As I mentioned, the first step in change is self-awareness. Understand what you are saying and doing to yourself. (“That’s just who I am. I’ll never change.”) Then continually reframe your statements so they are positive. (“I can; I will; I must.”) And then take repetitive, corrective action to change.
Related: How to Grow Beyond a Fixed Mindset
2. Positive Expectancy
Do you tend to dwell on what can and will go wrong and how bad things are going to be when they do? None of those thoughts serve you. Instead, choose to believe in the probability of a desired outcome instead of a feared or undesirable one. When you employ the lens of positive expectancy, you choose to believe:
- In general, things work out, even when you can’t see it in the moment.
- In most situations, it is most likely that a positive outcome will occur.
- In general, outcomes follow intentions (i.e. the more I choose to believe that a positive outcome will occur, the more likely it will).
But this is not just wishful thinking. Positive expectancy goes hand-in-hand with practical, pragmatic planning and action. You anticipate and plan for potential risks and problems, but you don’t do this in a state of anxiety or fear. You choose to believe in the probability of a desired outcome instead of a feared or undesirable one.
3. Trust
Trust is absolutely essential to mental fitness, but it is difficult for many people. If the crippling perceptual lens of distrust is familiar to you, then you likely perceive risk or threat all or most of the time – even when it is not there. This lens limits your capacity to develop mutually beneficial relationships. Of course, it is prudent to be wary when appropriate, but it is not helpful to live with generalized distrust.
For example, if you hire a new employee, but still think he or she isn’t competent just yet, you may feel you have to constantly monitor and manage the employee because they might make a mistake. They may eventually gain your trust, but you definitely make them earn it.
Instead, leaders should employ a “trust still” lens where you make the conscious choice to trust someone even after they may have given you reason not to trust them. This is not easy, but an executive who accepts a subordinate’s mistake and gives them guidance so that the person learns from the mistake and moves on is using one of the most powerful lenses in leadership.

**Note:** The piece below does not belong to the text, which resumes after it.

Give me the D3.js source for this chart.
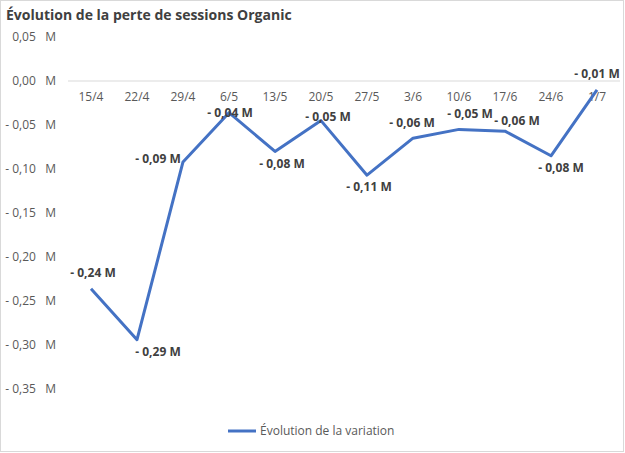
<!DOCTYPE html>
<html><head><meta charset="utf-8">
<script src="https://cdn.jsdelivr.net/npm/d3@7"></script>
<style>body{margin:0;background:#fff}text{font-family:"Open Sans","Liberation Sans",sans-serif}</style>
</head><body><svg id="c" width="625" height="453"></svg>
<script>
const categories=["15/4","22/4","29/4","6/5","13/5","20/5","27/5","3/6","10/6","17/6","24/6","1/7"];
const values=[-0.236,-0.294,-0.092,-0.036,-0.080,-0.045,-0.107,-0.065,-0.055,-0.057,-0.085,-0.010];
const labels=["- 0,24 M","- 0,29 M","- 0,09 M","- 0,04 M","- 0,08 M","- 0,05 M","- 0,11 M","- 0,06 M","- 0,05 M","- 0,06 M","- 0,08 M","- 0,01 M"];
const yTicks=[0.05,0,-0.05,-0.1,-0.15,-0.2,-0.25,-0.3,-0.35];
const labelOff=[[2,-16],[21,12],[-25,-3],[1,0],[7,13],[7,-4],[2,12],[-1,-15],[11,-15],[12,-10],[10,12],[0,-16]];
const svg=d3.select("#c");
svg.append("rect").attr("x",0.5).attr("y",0.5).attr("width",623).attr("height",451).attr("fill","#fff").attr("stroke","#d9d9d9");
svg.append("text").attr("x",6).attr("y",20).attr("font-size",14).attr("font-weight","bold").attr("fill","#404040").text("Évolution de la perte de sessions Organic");
const x=d3.scalePoint().domain(categories).range([91,597]);
const y=d3.scaleLinear().domain([-0.35,0.05]).range([389,37]);
yTicks.forEach(t=>{
  svg.append("text").attr("x",56).attr("y",y(t)+4).attr("text-anchor","end").attr("font-size",12).attr("fill","#595959")
   .text((t<0?"- ":"")+d3.format(".2f")(Math.abs(t)).replace(".",",")+"\u00a0\u00a0\u00a0M");
});
svg.append("line").attr("x1",68).attr("x2",620).attr("y1",y(0)).attr("y2",y(0)).attr("stroke","#d9d9d9");
categories.forEach(c=>svg.append("text").attr("x",x(c)).attr("y",y(0)+20).attr("text-anchor","middle").attr("font-size",12).attr("fill","#595959").text(c));
svg.append("path").datum(values).attr("fill","none").attr("stroke","#4472c4").attr("stroke-width",3).attr("stroke-linejoin","round")
 .attr("d",d3.line().x((d,i)=>x(categories[i])).y(d=>y(d)));
values.forEach((v,i)=>svg.append("text").attr("x",x(categories[i])+labelOff[i][0]).attr("y",y(v)+labelOff[i][1]+4)
 .attr("text-anchor","middle").attr("font-size",12).attr("font-weight","bold").attr("fill","#404040").text(labels[i]));
svg.append("line").attr("x1",228).attr("x2",256).attr("y1",431).attr("y2",431).attr("stroke","#4472c4").attr("stroke-width",3);
svg.append("text").attr("x",260).attr("y",435).attr("font-size",12).attr("fill","#595959").text("Évolution de la variation");
</script></body></html>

You start with the expectation that you can count on others.
4. Acceptance of “What Is”
As hard as it can seem, we always have control over our perceptual lens – our perspective on the situation. You can control your thoughts, moods and actions. When you accept something as it is, it doesn’t necessarily mean you feel good about what has happened. But you don’t waste energy resisting, defending against or ruminating about something over which you have no control. Accepting “what is” frees up more of your energy to actually deal with the parts of the situation over which you do have control.
Think of changing up your perceptual lens like a visit to the eye doctor. You are given multiple lenses which with to look through to see the clearest. Once you find one that seems to work for you, you must try it out. It won’t feel normal at first, but be curious, open, and experimental. It’s how you can eventually learn to lead lightly.